Understanding Behavioral Finance
Behavioral finance integrates insights from psychology with financial decision-making. It acknowledges that entrepreneurs, like all individuals, are susceptible to biases such as overconfidence, loss aversion, and anchoring. These biases can significantly impact their ability to make sound financial decisions, particularly in the high-stakes environment of entrepreneurship.
- Overconfidence: Entrepreneurs often exhibit overconfidence, believing in the certainty of their success despite the high failure rates associated with startups. This bias can lead to underestimating risks and overcommitting resources, which may jeopardize the venture.

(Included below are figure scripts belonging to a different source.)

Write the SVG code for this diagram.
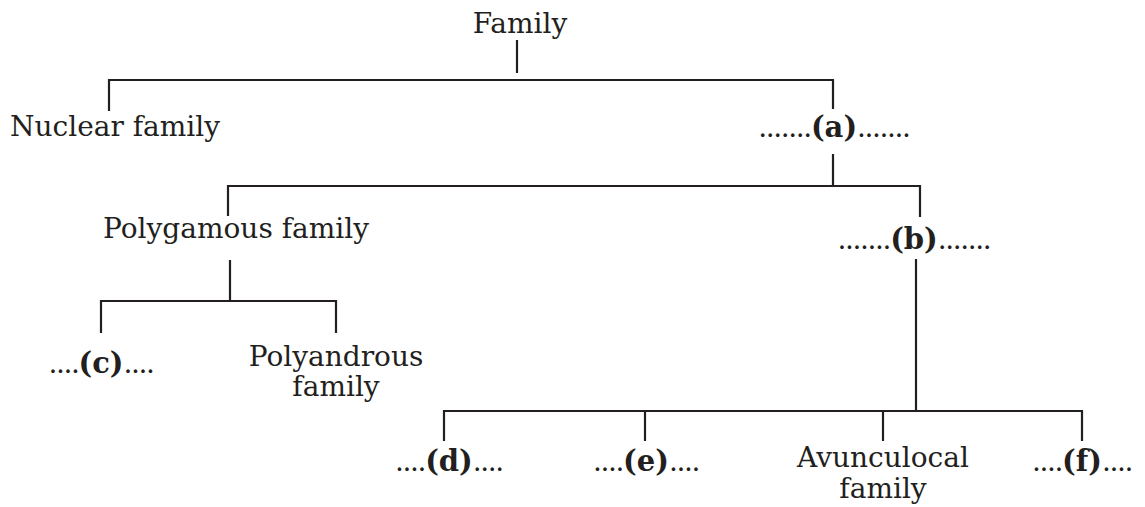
<svg xmlns="http://www.w3.org/2000/svg" width="1145" height="507" viewBox="0 0 1145 507">
  <style>
    .t { font-family: "DejaVu Serif", "Liberation Serif", serif; font-size: 28px; fill: #231f20; }
    .b { font-weight: bold; font-size: 29px; }
    .d { letter-spacing: -1.4px; }
    .c { stroke: #231f20; stroke-width: 2.2; fill: none; stroke-linecap: butt; }
  </style>
  <rect width="1145" height="507" fill="#ffffff"/>
  <g id="connectors" class="c">
    <path d="M517 40 V73"/>
    <path d="M109 111 V80 H833 V109"/>
    <path d="M833 154 V186"/>
    <path d="M228 216 V186 H920 V217"/>
    <path d="M230 260 V301"/>
    <path d="M101 333 V301 H336 V333"/>
    <path d="M916 259 V411"/>
    <path d="M444 441 V411 H1082 V441"/>
    <path d="M645 411 V441"/>
    <path d="M883 411 V441"/>
  </g>
  <g id="family"><text class="t" x="520" y="33" text-anchor="middle">Family</text></g>
  <g id="nuclear"><text class="t" x="10" y="136">Nuclear family</text></g>
  <g id="a"><text class="t" x="834" y="137" text-anchor="middle"><tspan class="d">.......</tspan><tspan class="b">(a)</tspan><tspan class="d">.......</tspan></text></g>
  <g id="polygamous"><text class="t" x="236" y="238" text-anchor="middle">Polygamous family</text></g>
  <g id="b"><text class="t" x="914" y="249" text-anchor="middle"><tspan class="d">.......</tspan><tspan class="b">(b)</tspan><tspan class="d">.......</tspan></text></g>
  <g id="c"><text class="t" x="101" y="373" text-anchor="middle"><tspan class="d">....</tspan><tspan class="b">(c)</tspan><tspan class="d">....</tspan></text></g>
  <g id="polyandrous"><text class="t" text-anchor="middle"><tspan x="336" y="366">Polyandrous</tspan><tspan x="336" y="396">family</tspan></text></g>
  <g id="d"><text class="t" x="449" y="471" text-anchor="middle"><tspan class="d">....</tspan><tspan class="b">(d)</tspan><tspan class="d">....</tspan></text></g>
  <g id="e"><text class="t" x="646" y="471" text-anchor="middle"><tspan class="d">....</tspan><tspan class="b">(e)</tspan><tspan class="d">....</tspan></text></g>
  <g id="avunculocal"><text class="t" text-anchor="middle"><tspan x="883" y="467">Avunculocal</tspan><tspan x="883" y="498">family</tspan></text></g>
  <g id="f"><text class="t" x="1082" y="471" text-anchor="middle"><tspan class="d">....</tspan><tspan class="b">(f)</tspan><tspan class="d">....</tspan></text></g>
</svg>
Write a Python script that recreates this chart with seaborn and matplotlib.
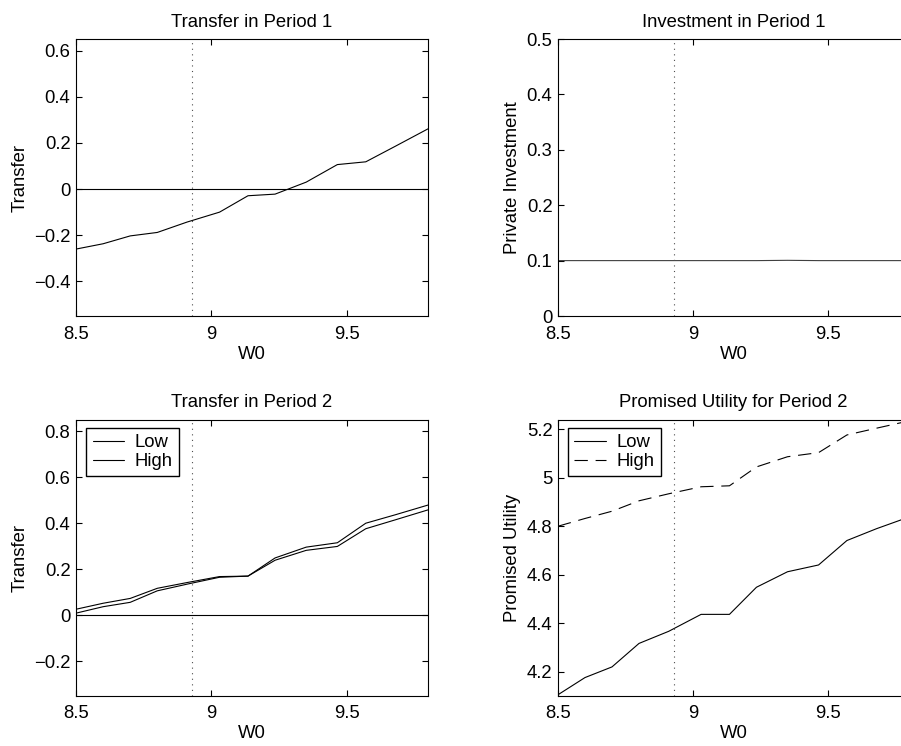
import numpy as np
import pandas as pd
import seaborn as sns
from matplotlib import pyplot as plt
from matplotlib.ticker import FuncFormatter

# W0 grid
w0 = [8.50, 8.60, 8.70, 8.80, 8.91, 9.03, 9.135, 9.235, 9.35, 9.465, 9.57, 9.68, 9.80]
w0_marker = 8.93

transfer_p1 = [-0.260, -0.237, -0.203, -0.188, -0.143, -0.100, -0.029, -0.022, 0.030, 0.106, 0.118, 0.186, 0.261]
investment_p1 = [0.100, 0.100, 0.100, 0.100, 0.100, 0.100, 0.100, 0.100, 0.1005, 0.100, 0.100, 0.100, 0.100]
transfer_p2_low = [0.026, 0.052, 0.073, 0.117, 0.142, 0.168, 0.170, 0.249, 0.296, 0.315, 0.400, 0.437, 0.479]
transfer_p2_high = [0.009, 0.037, 0.056, 0.106, 0.135, 0.165, 0.170, 0.239, 0.282, 0.299, 0.376, 0.415, 0.458]
utility_low = [4.104, 4.175, 4.219, 4.316, 4.366, 4.436, 4.436, 4.548, 4.612, 4.640, 4.741, 4.790, 4.838]
utility_high = [4.800, 4.832, 4.862, 4.905, 4.934, 4.963, 4.967, 5.045, 5.087, 5.104, 5.177, 5.205, 5.235]

titles = ["Transfer in Period 1", "Investment in Period 1", "Transfer in Period 2", "Promised Utility for Period 2"]
ylabels = ["Transfer", "Private Investment", "Transfer", "Promised Utility"]
legend_labels = ["Low", "High"]

sns.set_style("ticks")
plt.rcParams['font.family'] = ['Liberation Sans', 'DejaVu Sans']
plt.rcParams['font.size'] = 13.3
plt.rcParams['axes.linewidth'] = 0.8
plt.rcParams['xtick.direction'] = 'in'
plt.rcParams['ytick.direction'] = 'in'
plt.rcParams['xtick.top'] = True
plt.rcParams['ytick.right'] = True
plt.rcParams['xtick.major.size'] = 4
plt.rcParams['ytick.major.size'] = 4
plt.rcParams['xtick.major.pad'] = 7
plt.rcParams['ytick.major.pad'] = 4
plt.rcParams['text.color'] = 'black'
plt.rcParams['axes.labelcolor'] = 'black'
plt.rcParams['xtick.color'] = 'black'
plt.rcParams['ytick.color'] = 'black'

fig = plt.figure(figsize=(9.01, 7.46), dpi=100)
ax1 = fig.add_axes([0.0844, 0.5764, 0.3907, 0.3713])
ax2 = fig.add_axes([0.6193, 0.5764, 0.3896, 0.3713])
ax3 = fig.add_axes([0.0844, 0.0674, 0.3907, 0.3700])
ax4 = fig.add_axes([0.6193, 0.0674, 0.3896, 0.3700])
axes = [ax1, ax2, ax3, ax4]

lw = 0.8
fmt = FuncFormatter(lambda v, p: ("%g" % v).replace("-", "\u2212"))

# 第一期转移
sns.lineplot(x=w0, y=transfer_p1, ax=ax1, color='k', lw=lw)
ax1.axhline(0, color='k', lw=lw)
ax1.set_ylim(-0.55, 0.65)
ax1.set_yticks([-0.4, -0.2, 0, 0.2, 0.4, 0.6])

# 第一期投资
sns.lineplot(x=w0, y=investment_p1, ax=ax2, color='0.25', lw=lw)
ax2.set_ylim(0, 0.5)
ax2.set_yticks([0, 0.1, 0.2, 0.3, 0.4, 0.5])

# 第二期转移
sns.lineplot(x=w0, y=transfer_p2_low, ax=ax3, color='k', lw=lw, label=legend_labels[0])
sns.lineplot(x=w0, y=transfer_p2_high, ax=ax3, color='k', lw=lw, label=legend_labels[1])
ax3.axhline(0, color='k', lw=lw)
ax3.set_ylim(-0.35, 0.85)
ax3.set_yticks([-0.2, 0, 0.2, 0.4, 0.6, 0.8])

# 承诺效用
sns.lineplot(x=w0, y=utility_low, ax=ax4, color='k', lw=lw, label=legend_labels[0])
sns.lineplot(x=w0, y=utility_high, ax=ax4, color='k', lw=lw, label=legend_labels[1],
             linestyle=(0, (12, 7)))
ax4.set_ylim(4.10, 5.24)
ax4.set_yticks([4.2, 4.4, 4.6, 4.8, 5.0, 5.2])

for i, ax in enumerate(axes):
    ax.axvline(w0_marker, color='0.3', lw=lw, linestyle=(0, (1, 4)))
    ax.set_xlim(8.5, 9.8)
    ax.set_xticks([8.5, 9, 9.5])
    ax.xaxis.set_major_formatter(fmt)
    ax.yaxis.set_major_formatter(fmt)
    ax.set_title(titles[i], fontsize=13.3, pad=9)
    ax.set_xlabel("W0", labelpad=2)
    ax.set_ylabel(ylabels[i], labelpad=4)
    for s in ax.spines.values():
        s.set_color('k')
        s.set_linewidth(lw)

for ax in [ax3, ax4]:
    w = 352 if ax is ax3 else 351
    leg = ax.legend(loc='upper left', bbox_to_anchor=(10 / w, 1 - 8 / 276), borderaxespad=0,
                    fancybox=False, framealpha=1, edgecolor='k', handlelength=1.7,
                    handletextpad=0.6, labelspacing=0.1, borderpad=0.35, fontsize=13.3)
    leg.get_frame().set_linewidth(1.0)

fig.savefig("out.png", dpi=100)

- Loss Aversion: The tendency to prefer avoiding losses over acquiring equivalent gains can lead entrepreneurs to make overly conservative decisions. For example, they might reject innovative projects that carry a risk of failure but have the potential for significant returns.
- Anchoring: Entrepreneurs may rely too heavily on initial information or past experiences when making decisions. This anchoring effect can skew their judgment, leading to suboptimal choices, such as sticking to outdated business models or pricing strategies.
The Role of Behavioral Finance in Entrepreneurial Success
Recognizing the influence of cognitive biases allows entrepreneurs to develop strategies to mitigate their impact. For example:
- Risk Management: By understanding the tendency towards overconfidence, entrepreneurs can implement structured risk management practices, such as scenario analysis or seeking external feedback, to ensure more balanced decision-making.
- Diversification: Entrepreneurs can counteract loss aversion by diversifying their investments, reducing the potential impact of any single failure on the overall venture.
- Adaptive Thinking: Overcoming the anchoring bias requires a willingness to adapt and re-evaluate strategies based on new information, even if it contradicts initial assumptions.
A behavioral finance approach to entrepreneurial finance emphasizes the importance of acknowledging and addressing the psychological factors that influence decision-making. By doing so, entrepreneurs can enhance their financial strategies, improve risk management, and increase their chances of long-term success in the competitive world of startups.